■ Directions
Answer with one number: how many lines hold the string "that".

Extracted data entries
+===+
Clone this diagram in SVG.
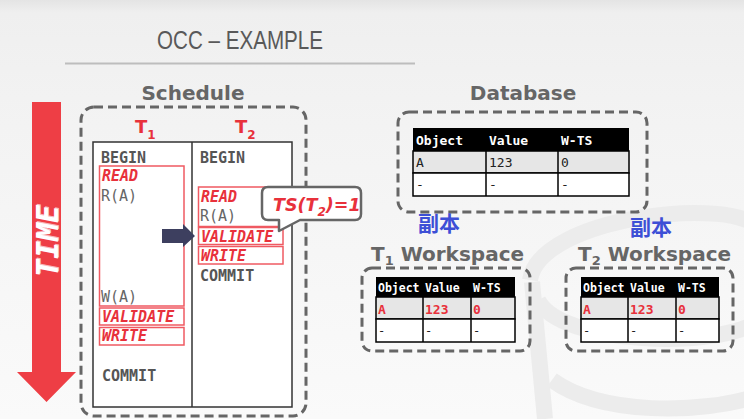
<svg xmlns="http://www.w3.org/2000/svg" width="744" height="419" viewBox="0 0 744 419">
<defs>
<linearGradient id="bg" x1="0" y1="0" x2="0" y2="1">
<stop offset="0" stop-color="#e4e4e4"/>
<stop offset="0.03" stop-color="#efefef"/>
<stop offset="0.3" stop-color="#f3f3f3"/>
<stop offset="1" stop-color="#fafafa"/>
</linearGradient>
<style>
.title{font-family:"Liberation Sans",Arial,sans-serif;font-size:26px;fill:#595959}
.head{font-family:"DejaVu Sans",Verdana,sans-serif;font-weight:bold;font-size:20px;fill:#666}
.dash{fill:none;stroke:#666;stroke-width:3;stroke-dasharray:9 5}
.mono{font-family:"DejaVu Sans Mono","Liberation Mono",monospace;font-size:15px}
.op{font-weight:bold;fill:#555}
.rd{fill:#666}
.ph{font-weight:bold;font-style:italic;fill:#e8313b}
.rbox{fill:none;stroke:#ef5a62;stroke-width:1.5}
.tl{font-family:"DejaVu Sans",Verdana,sans-serif;font-weight:bold;fill:#e8313b}
.cjk{font-family:"Noto Sans CJK SC",sans-serif;font-weight:bold;font-size:21px;fill:#3d4fd6}
.th{font-family:"DejaVu Sans Mono",monospace;font-weight:bold;fill:#fff}
.td{font-family:"DejaVu Sans Mono",monospace;fill:#222}
.tr{font-family:"DejaVu Sans Mono",monospace;font-weight:bold;fill:#e8313b}
.cell{stroke:#000;stroke-width:1.5}
.time{font-family:"DejaVu Sans Mono",monospace;font-weight:bold;font-style:italic;font-size:30px}
</style>
</defs>
<rect width="744" height="419" fill="url(#bg)"/>
<!-- watermark database icon -->
<g fill="none" stroke="#ececec" stroke-width="16">
<path d="M530,280 C540,215 740,195 760,230"/>
<path d="M538,300 C560,345 720,350 760,320"/>
<path d="M532,282 L545,419"/>
<path d="M552,380 C600,415 700,415 760,395"/>
</g>

<text class="title" x="240" y="49" text-anchor="middle" textLength="166" lengthAdjust="spacingAndGlyphs">OCC – EXAMPLE</text>
<line x1="65" y1="63.5" x2="415" y2="63.5" stroke="#bdbdbd" stroke-width="2"/>

<!-- TIME arrow -->
<g id="time">
<polygon points="32,102 61,102 61,372 76,372 46.5,402 17,372 32,372" fill="#ee3e45"/>
<text class="time" transform="translate(47,241) rotate(-90)" x="1" y="12" text-anchor="middle" fill="#f7b6c0">TIME</text>
<text class="time" transform="translate(47,241) rotate(-90)" x="0" y="11" text-anchor="middle" fill="#ffffff">TIME</text>
</g>

<!-- Schedule -->
<g id="schedule">
<text class="head" x="193" y="100" text-anchor="middle">Schedule</text>
<rect class="dash" x="81" y="107" width="225" height="309" rx="13"/>
<text class="tl" x="135" y="133" font-size="18">T<tspan font-size="12" dy="6">1</tspan></text>
<text class="tl" x="235" y="133" font-size="18">T<tspan font-size="12" dy="6">2</tspan></text>
<rect x="93" y="142" width="199" height="265" fill="#fff" stroke="#333" stroke-width="1.5"/>
<line x1="192" y1="142" x2="192" y2="407" stroke="#333" stroke-width="1.5"/>
</g>

<g id="t1-ops" class="mono">
<text class="op" x="101" y="163">BEGIN</text>
<rect class="rbox" x="99.5" y="166" width="84.5" height="140"/>
<text class="ph" x="102" y="181">READ</text>
<text class="rd" x="101" y="201">R(A)</text>
<text class="rd" x="101" y="302">W(A)</text>
<rect class="rbox" x="99.5" y="308" width="84.5" height="17"/>
<text class="ph" x="102" y="322">VALIDATE</text>
<rect class="rbox" x="99.5" y="327.5" width="84.5" height="17.5"/>
<text class="ph" x="102" y="341">WRITE</text>
<text class="op" x="102" y="381">COMMIT</text>
</g>

<g id="t2-ops" class="mono">
<text class="op" x="200" y="163">BEGIN</text>
<rect class="rbox" x="198.5" y="187" width="84.5" height="39.5"/>
<text class="ph" x="201" y="202">READ</text>
<text class="rd" x="200" y="221">R(A)</text>
<rect class="rbox" x="198.5" y="227.5" width="84.5" height="17"/>
<text class="ph" x="201" y="242">VALIDATE</text>
<rect class="rbox" x="198.5" y="246.5" width="84.5" height="17.5"/>
<text class="ph" x="201" y="261">WRITE</text>
<text class="op" x="200" y="281">COMMIT</text>
</g>

<g id="connectors">
<polygon points="162,229 183,229 183,224 195,236 183,247 183,243 162,243" fill="#3d3f5f"/>
</g>

<g id="callout">
<path d="M268,187 H355 Q361,187 361,193 V214 Q361,220 355,220 H300 L279,231 V220 H268 Q262,220 262,214 V193 Q262,187 268,187 Z" fill="#fff" stroke="#666" stroke-width="2.5" stroke-linejoin="round"/>
<text x="273" y="211" font-family="DejaVu Sans,Verdana,sans-serif" font-weight="bold" font-style="italic" font-size="17.5" fill="#e8313b">TS(T<tspan font-size="12" dy="5">2</tspan><tspan dy="-5">)=1</tspan></text>
</g>

<!-- Database -->
<g id="database">
<text class="head" x="523" y="100" text-anchor="middle">Database</text>
<rect class="dash" x="398" y="112" width="249" height="100" rx="11"/>
<rect x="413" y="128" width="216" height="23" fill="#000"/>
<rect class="cell" x="413" y="151" width="216" height="22" fill="#e6e6e6"/>
<rect class="cell" x="413" y="173" width="216" height="23" fill="#fff"/>
<line class="cell" x1="486" y1="128" x2="486" y2="196"/>
<line class="cell" x1="558" y1="128" x2="558" y2="196"/>
<g font-size="13">
<text class="th" x="416" y="145">Object</text>
<text class="th" x="489" y="145">Value</text>
<text class="th" x="561" y="145">W-TS</text>
<text class="td" x="416" y="167">A</text>
<text class="td" x="489" y="167">123</text>
<text class="td" x="561" y="167">0</text>
<text class="td" x="416" y="189">-</text>
<text class="td" x="489" y="189">-</text>
<text class="td" x="561" y="189">-</text>
</g>
</g>

<text class="cjk" x="418" y="231">副本</text>
<text class="cjk" x="630" y="235">副本</text>

<!-- T1 Workspace -->
<g id="t1-workspace">
<text class="head" x="371" y="261" font-size="19">T<tspan font-size="13" dy="4">1</tspan><tspan dy="-4"> Workspace</tspan></text>
<rect class="dash" x="362" y="268" width="168" height="83" rx="10"/>
<rect x="376" y="277" width="139" height="20" fill="#000"/>
<rect class="cell" x="376" y="297" width="139" height="22" fill="#e6e6e6"/>
<rect class="cell" x="376" y="319" width="139" height="23" fill="#fff"/>
<line class="cell" x1="423" y1="277" x2="423" y2="342"/>
<line class="cell" x1="471" y1="277" x2="471" y2="342"/>
<text class="th" x="378" y="292" font-size="11.5">Object</text>
<text class="th" x="425" y="292" font-size="11.5">Value</text>
<text class="th" x="473" y="292" font-size="11.5">W-TS</text>
<text class="tr" x="378" y="314" font-size="13">A</text>
<text class="tr" x="425" y="314" font-size="13">123</text>
<text class="tr" x="473" y="314" font-size="13">0</text>
<text class="td" x="378" y="335" font-size="12">-</text>
<text class="td" x="425" y="335" font-size="12">-</text>
<text class="td" x="473" y="335" font-size="12">-</text>
</g>

<!-- T2 Workspace -->
<g id="t2-workspace">
<text class="head" x="578" y="261" font-size="19">T<tspan font-size="13" dy="4">2</tspan><tspan dy="-4"> Workspace</tspan></text>
<rect class="dash" x="566" y="268" width="167" height="83" rx="10"/>
<rect x="581" y="277" width="138" height="20" fill="#000"/>
<rect class="cell" x="581" y="297" width="138" height="22" fill="#e6e6e6"/>
<rect class="cell" x="581" y="319" width="138" height="23" fill="#fff"/>
<line class="cell" x1="628" y1="277" x2="628" y2="342"/>
<line class="cell" x1="676" y1="277" x2="676" y2="342"/>
<text class="th" x="583" y="292" font-size="11.5">Object</text>
<text class="th" x="630" y="292" font-size="11.5">Value</text>
<text class="th" x="678" y="292" font-size="11.5">W-TS</text>
<text class="tr" x="583" y="314" font-size="13">A</text>
<text class="tr" x="630" y="314" font-size="13">123</text>
<text class="tr" x="678" y="314" font-size="13">0</text>
<text class="td" x="583" y="335" font-size="12">-</text>
<text class="td" x="630" y="335" font-size="12">-</text>
<text class="td" x="678" y="335" font-size="12">-</text>
</g>
</svg>
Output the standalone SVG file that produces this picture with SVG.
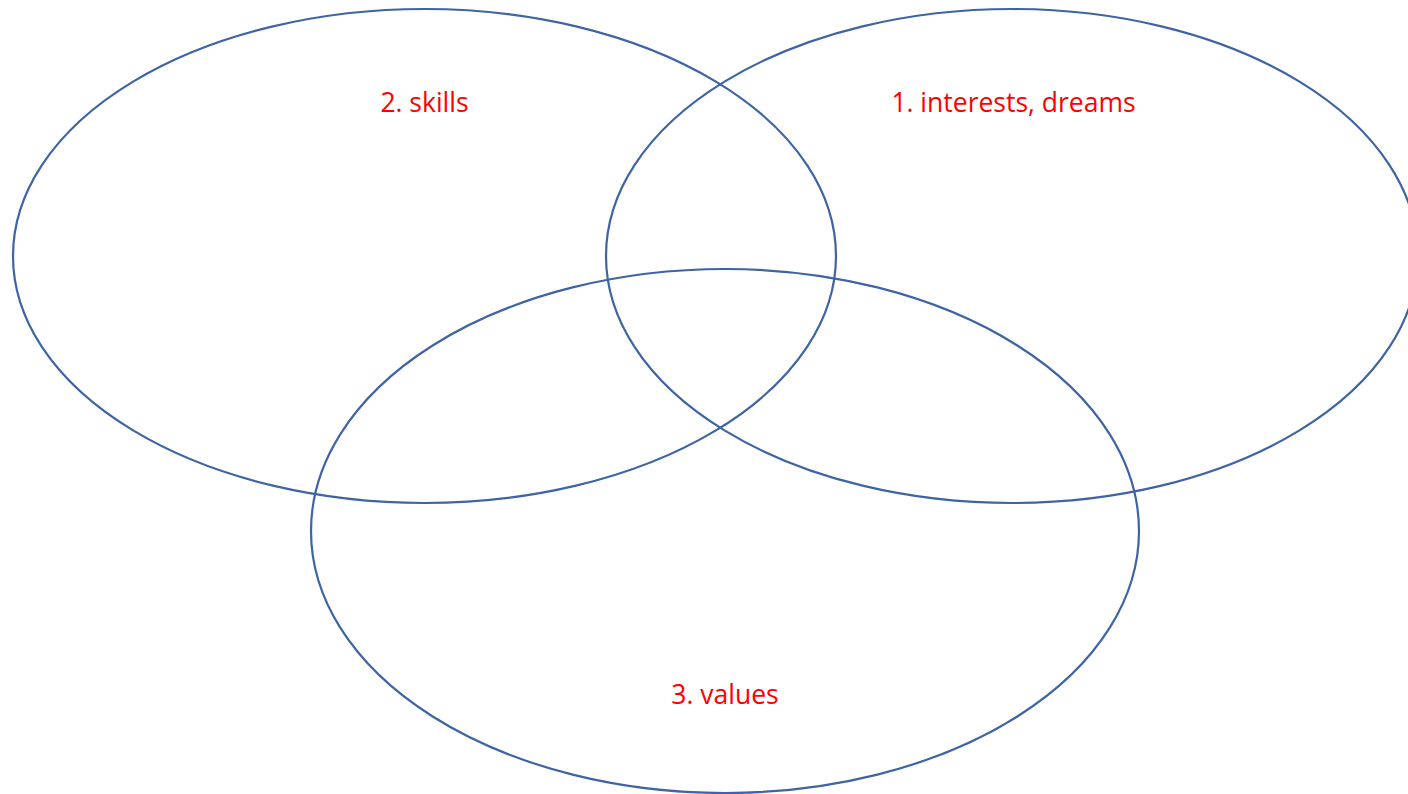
<svg xmlns="http://www.w3.org/2000/svg" width="1408" height="794" viewBox="0 0 1408 794">
<style>
.c{fill:none;stroke:#3e64a4;stroke-width:2.2}
.t{font-family:"Open Sans","Liberation Sans",sans-serif;font-size:26.5px;fill:#ff0000;text-anchor:middle}
</style>
<rect width="1408" height="794" fill="#ffffff"/>
<g id="skills"><ellipse class="c" cx="424.5" cy="256" rx="411.5" ry="247"/><text class="t" x="424.5" y="112">2. skills</text></g>
<g id="interests"><ellipse class="c" cx="1012" cy="256" rx="406" ry="247"/><text class="t" x="1013.5" y="112">1. interests, dreams</text></g>
<g id="values"><ellipse class="c" cx="725" cy="531" rx="414" ry="262"/><text class="t" x="725" y="704">3. values</text></g>
<g id="connectors"/>
</svg>
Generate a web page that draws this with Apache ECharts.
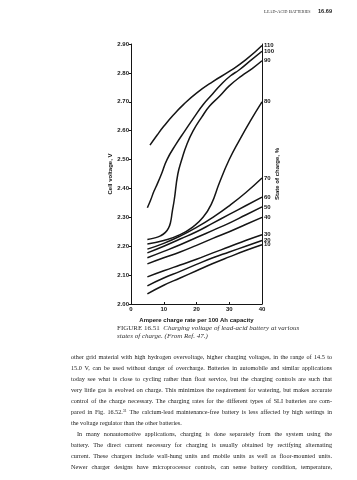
+===+
■ Final result
2